We now extract a compact subset of $E$ from $C$. The set $C \setminus E$ satisfies $C \setminus E \subseteq U \setminus E$, so $\nu(C \setminus E) \le \nu(U \setminus E) < \delta/2$. Apply [outer regularity](/page/Outer%20Regularity) to $C \setminus E$: there exists an open set $V \supseteq C \setminus E$ with $\nu(V) < \delta/2$. Define $K := C \setminus V$. Since $C$ is compact and $V$ is open, $K = C \cap V^c$ is the intersection of a compact set with a closed set, hence compact. Moreover $K \subseteq E$: every point of $K$ lies in $C$ but not in $V$, and since $C \setminus E \subseteq V$, any point of $C$ outside $V$ must belong to $E$. We estimate:
\begin{align*}
\nu(E \setminus K)
&\le \nu(E \setminus C) + \nu(C \setminus K) \\
&= \nu(E \setminus C) + \nu(C \cap V) \\
&\le \nu(U \setminus C) + \nu(V) \\
&< \frac{\delta}{2} + \frac{\delta}{2} = \delta.
\end{align*}
[/proof]
[step:Partition the range into Borel sets of diameter less than $1/i$]

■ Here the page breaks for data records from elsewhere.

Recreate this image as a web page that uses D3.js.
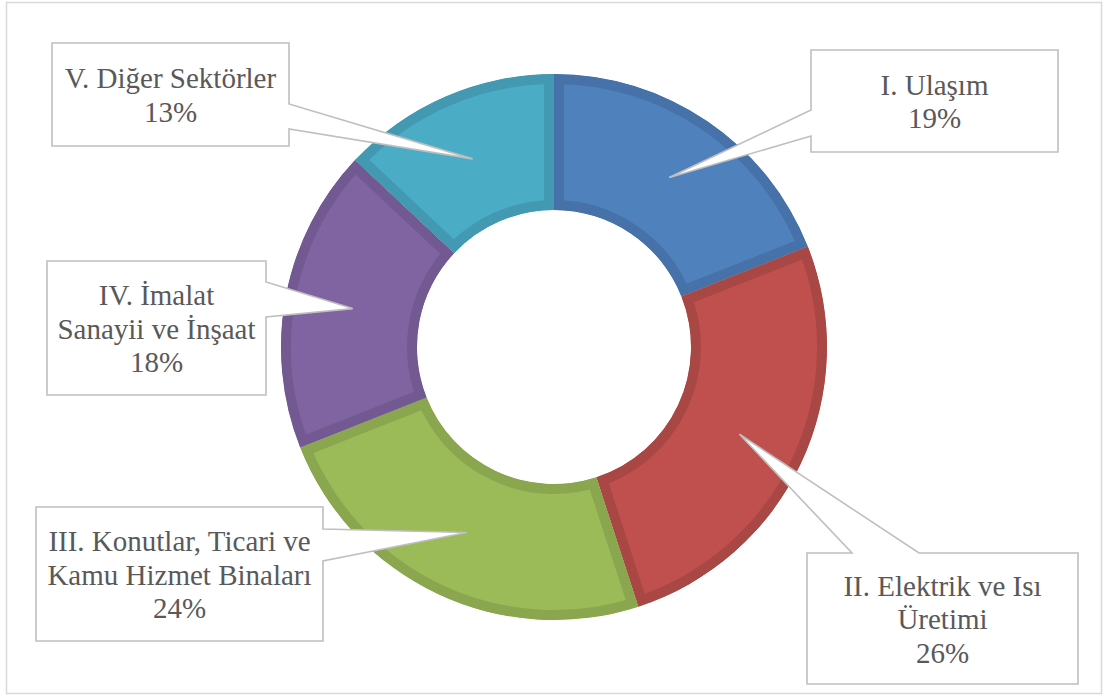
<!DOCTYPE html>
<html>
<head>
<meta charset="utf-8">
<script src="https://cdn.jsdelivr.net/npm/d3@7"></script>
<style>
  html, body { margin: 0; padding: 0; background: #fff; }
  svg { display: block; }
  .callout-text { font-family: "Liberation Serif", "Times New Roman", Times, "DejaVu Serif", serif; }
</style>
</head>
<body>
<svg id="chart" width="1103" height="697"></svg>
<script>
// Sector shares of emissions (percent), drawn clockwise from 12 o'clock
const sectors = ["I. Ulaşım", "II. Elektrik ve Isı Üretimi", "III. Konutlar, Ticari ve Kamu Hizmet Binaları", "IV. İmalat Sanayii ve İnşaat", "V. Diğer Sektörler"];
const shares = [19, 26, 24, 18, 13];
// Label text split into lines as shown inside each callout
const labelLines = [
  ["I. Ulaşım"],
  ["II. Elektrik ve Isı", "Üretimi"],
  ["III. Konutlar, Ticari ve", "Kamu Hizmet Binaları"],
  ["IV. İmalat", "Sanayii ve İnşaat"],
  ["V. Diğer Sektörler"]
];

// Styling
const fills   = ["#4F81BD", "#C0504D", "#9BBB59", "#8064A2", "#4BACC6"];
const borders = ["#4672A9", "#A94745", "#8AA64F", "#725991", "#4399B1"];

// Callout boxes: x0,y0,x1,y1 plus the side and span the pointer leaves from
const callouts = [
  { box: [811, 50, 1058, 152], side: "left",  base: [110, 136] },
  { box: [807, 553, 1078, 684], side: "top",  base: [852, 919] },
  { box: [36, 507, 323, 641],  side: "right", base: [529, 561] },
  { box: [47, 261, 266, 395],  side: "right", base: [282, 317] },
  { box: [52, 43, 289, 146],   side: "right", base: [104, 129] }
];

const svg = d3.select("#chart");
const cx = 554, cy = 347, rOuter = 273, rInner = 137;

// outer frame
svg.append("rect")
  .attr("x", 6.5).attr("y", 2.5).attr("width", 1095).attr("height", 691)
  .attr("fill", "#fff").attr("stroke", "#D9D9D9").attr("stroke-width", 1.5);

const data = sectors.map((s, i) => ({ name: s, value: shares[i], i }));
const pie = d3.pie().value(d => d.value).sort(null).startAngle(0).endAngle(2 * Math.PI);
const arc = d3.arc().innerRadius(rInner).outerRadius(rOuter);
const arcs = pie(data);

const g = svg.append("g").attr("transform", `translate(${cx},${cy})`);
const defs = svg.append("defs");

arcs.forEach((a, i) => {
  defs.append("clipPath").attr("id", "clip" + i)
    .append("path").attr("d", arc(a));
});

g.selectAll("path.slice")
  .data(arcs)
  .join("path")
  .attr("class", "slice")
  .attr("d", arc)
  .attr("fill", d => fills[d.data.i])
  .attr("stroke", d => borders[d.data.i])
  .attr("stroke-width", 20)
  .attr("stroke-linejoin", "miter")
  .attr("clip-path", d => `url(#clip${d.data.i})`);

// Callouts pointing at each slice centroid
const calloutGroup = svg.append("g");
arcs.forEach((a, i) => {
  const c = callouts[i];
  const [x0, y0, x1, y1] = c.box;
  const [tx, ty] = arc.centroid(a);
  const tipX = cx + tx, tipY = cy + ty;
  let p;
  if (c.side === "right") {
    p = `M${x0},${y0}H${x1}V${c.base[0]}L${tipX},${tipY}L${x1},${c.base[1]}V${y1}H${x0}Z`;
  } else if (c.side === "left") {
    p = `M${x0},${y0}H${x1}V${y1}H${x0}V${c.base[1]}L${tipX},${tipY}L${x0},${c.base[0]}Z`;
  } else {
    p = `M${x0},${y0}H${c.base[0]}L${tipX},${tipY}L${c.base[1]},${y0}H${x1}V${y1}H${x0}Z`;
  }
  calloutGroup.append("path")
    .attr("d", p)
    .attr("fill", "#fff")
    .attr("stroke", "#BFBFBF")
    .attr("stroke-width", 1.6)
    .attr("stroke-linejoin", "miter");

  const lines = labelLines[i].concat([d3.format("d")(shares[i]) + "%"]);
  const mx = (x0 + x1) / 2, my = (y0 + y1) / 2;
  const lh = 33.5;
  const text = calloutGroup.append("text")
    .attr("class", "callout-text")
    .attr("text-anchor", "middle")
    .style("font-size", "29px")
    .attr("fill", "#595959");
  lines.forEach((ln, k) => {
    text.append("tspan")
      .attr("x", mx)
      .attr("y", my + 10.5 + (k - (lines.length - 1) / 2) * lh)
      .text(ln);
  });
});
</script>
</body>
</html>
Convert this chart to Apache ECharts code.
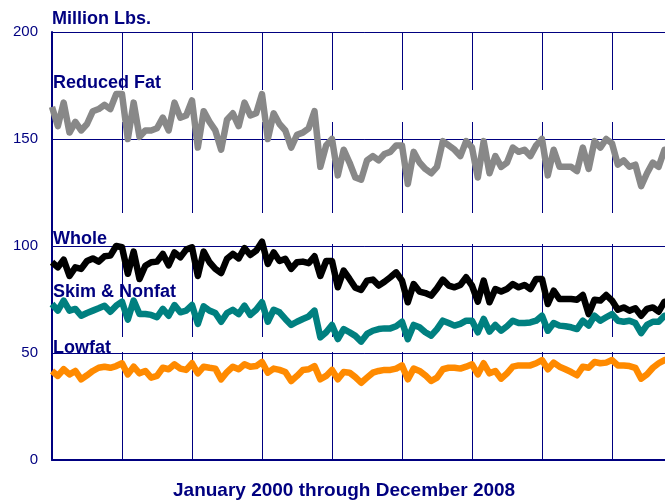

For each integer $i \ge 1$, partition $\mathbb{R}^{m}$ into countably many pairwise disjoint Borel sets $\{B_{ij}\}_{j=1}^{\infty}$ satisfying
\begin{align*}
\bigcup_{j=1}^{\infty} B_{ij} = \mathbb{R}^{m}, \qquad \operatorname{diam} B_{ij} < \frac{1}{i} \quad \text{for every } j \ge 1.
\end{align*}
Such a partition exists: tile $\mathbb{R}^{m}$ by half-open cubes of side length $1/(2i\sqrt{m})$. Each cube has diameter equal to $\sqrt{m} \cdot \frac{1}{2i\sqrt{m}} = \frac{1}{2i} < \frac{1}{i}$. Define the preimage fibers
\begin{align*}
A_{ij} := A \cap f^{-1}(B_{ij}).
\end{align*}
Since $f$ is $\mu$-[measurable](/page/Measurable%20Functions) and each $B_{ij}$ is Borel, every $A_{ij}$ is $\mu$-measurable. The fibers partition $A$: $\bigcup_{j=1}^{\infty} A_{ij} = A$ and $A_{ij} \cap A_{ik} = \varnothing$ for $j \neq k$.
[/step]
[step:Extract compact cores from each fiber via inner regularity]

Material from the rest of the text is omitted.